Es wäre echt schön, wenn mir jemand solch einen Hoster sagen kann 

Thx im Vorraus.


----------



## nDeedy (27. April 2004)

derbst tote hose hier?


----------



## Arne Buchwald (28. April 2004)

Klar kannst du mit 10 bis 15,- Euro auskommen - es ist nur die Frage, wie lange bestimmte Dienste dann angeboten werden / Hoster von heute auf morgen weg, Feature X funktioniert nicht, etc. pp

Der Traffic ist doch immer noch einer der entscheidenden Dinge im Bezug auf den Preis.


----------



## nDeedy (28. April 2004)

na gut, wenn wir von Traffic reden.

Ich hatte immer Web-space von nem Kumpel nd da spielte Traffic keine Rolle daher weiss ich auch net wieviel eine seite so verbraucht, aber meine grobe Einschätzung das eine Seite. zwar mit schönen Bildern etc jedoch nicht all zu viel "futtern" sollte, sondern eher die downloads... Apropos, werden die Uploads normallerweise auch in den Traffic eingerechnet? Ich meine so mit FTp etc...


----------



## Arne Buchwald (28. April 2004)

Datentransfer (Traffic) umfasst FTP-Uploads, FTP-Downloads, Webseiten, Mailtraffic, halt alles, was unter deiner Nutzerkennung anfällt.


----------



## nDeedy (28. April 2004)

Es ist ja nich tso dass ich net weiss was Traffic heisst, musste nur nie rechner ws ich da uppe und wer und wie oft das saugt  daher auch die Unwissenheit 

na jut, ist schon einiges  Hast mich überredet. Und trozdem kennste solch einen Anbieter?


----------



## Isac (28. April 2004)

Ich habe da schon etwas gefunden, keine Ahnung ob es schon mal gepostet wurde:

all-inkl.com 

Hat 5 Domains, 1000MB, 50 GB Traffic, cgi,Datenbanken,usw. für 9,95 Euro.


Schau einfach mal rein,



Isac


----------



## nDeedy (28. April 2004)

boah sehr gut  Genau das was ich gesucht habe  danke schön.

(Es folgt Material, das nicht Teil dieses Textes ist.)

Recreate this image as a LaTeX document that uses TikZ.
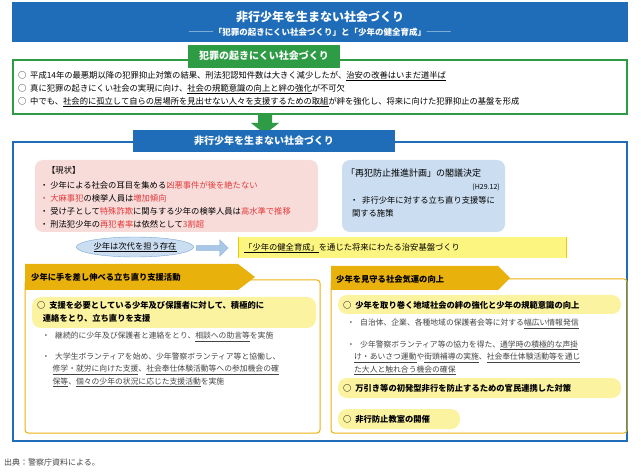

Ich habe zwar den Link hier im Forum irgendwo schon gesehen, aber irgendwie war ich wohl nicht aufmerksam genug. Vielen dank 

[edit] Kennt sich eigentlich jemand mit der Firma einbisschen aus? Ich meine Punkt Service, Zuverlässigkeit etc?


----------



## knulp (28. April 2004)

All-Inkl ist sehr zu empfehlen, ich bin selber dort und kenne auch viele Leute die dort sehr zufrieden sind. Du machst auf jeden Fall nichts falsch, da kannst du sicher sein.


----------